Le prime, attraverso il provvedimento approvato dall’assessore alla Sanità, Luigi Icardi, decidono e approvano incentivi solo a vantaggio del personale medico dei pronti soccorsi.
L’assessore Icardi ha osservato che “i medici urgentisti svolgono un lavoro particolarmente stressante e non di rado si trovano a ricoprire anche un ruolo di servizio sociale, visto l’alto numero di codici verdi e di accessi impropri al Pronto soccorso”.
Vorremmo ricordare all’assessore Icardi che ci sono infermieri che, allo stesso modo, nei pronto soccorsi italiani, si ritrovano, in aree triage, spesso anche da soli, a sostenere il peso di decine di pazienti, alle prese anche con carenze strutturali e assenze di posti letto (ne servirebbero 180 in più in tutti gli ospedali cittadini) che finiscono con il causare disservizi, come quello delle barelle del Molinette, su cui, ci dicono i nostri referenti, i pazienti in attesa di ricovero sono costretti a stazionare anche per due o tre giorni.
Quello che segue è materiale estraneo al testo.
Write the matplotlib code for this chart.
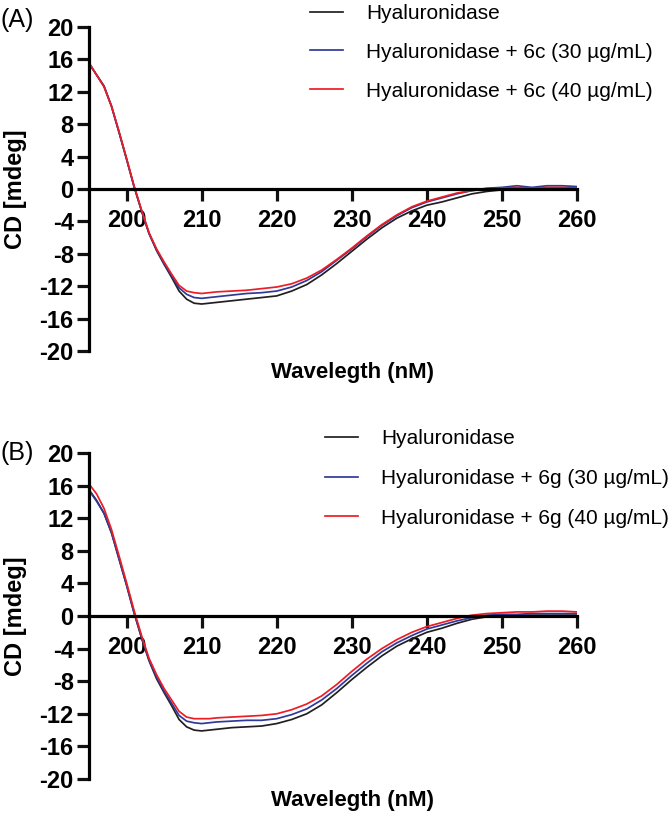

E sappiamo bene che queste lacune sfociano in rabbia che trasforma gli infermieri in pericolosi capri espiatori.
Le aziende sanitarie, come quella del San Luigi di Orbassano, come se non bastasse, sferrano deleteri colpi di mannaia, approvano addirittura un piano di spesa di 67mila euro per pagare infermieri di sala operatoria provenienti da cooperative fuori territorio, senza minimamente provare a mettere in atto un piano di maggiore sostegno economico per chi c’è già, per chi è già assunto.
Parliamo degli infermieri, e non solo di quelli dei pronto soccorsi torinesi, letteralmente ignorati e lasciati da parte.
Per questa ragione, non possiamo che appoggiare in pieno la presa di posizione di Ivan Bufalo, Presidente Ordine Infermieri di Torino, che ritiene, in suo recente intervento, che “bisogna chiedersi a cosa serve valorizzare solo una parte delle professionalità coinvolte, dimenticandosi di quelli che mancano anche piu degli altri…ovvero i nostri infermieri. Bufalo, con lucida oggettività imarca, da parte della Regione, il grave atto della mancata approvazione di un dispositivo unico che mirasse a incentivare contestualmente sia i medici sia gli infermieri che lavorano nei pronto soccorsi. Queste misure saranno comunque tuttavia una goccia nel mare se non si interverrà sulla carenza di organici, sull’organizzazione e sui modelli operativi, sulla valorizzazione delle conoscenze e delle capacità ed infine sulla giusta attribuzione delle giuste competenze ai soggetti preposti”.
Mentre raccontiamo alla collettività quanto sta accadendo nella “tormentata” sanità piemontese, continua De Palma, prendiamo anche atto delle dichiarazioni del presidente della giunta Alberto Cirio, che promette che presto i riconoscimenti economici toccheranno anche la sfera degli infermieri con un provvedimento ad hoc. Non possiamo che augurarci che questo accada davvero e che non si tratti di ennesime promesse vane. Dal Nursing Up vigileremo in tal senso, e su ciò che accade negli ospedali piemontesi», chiosa De Palma.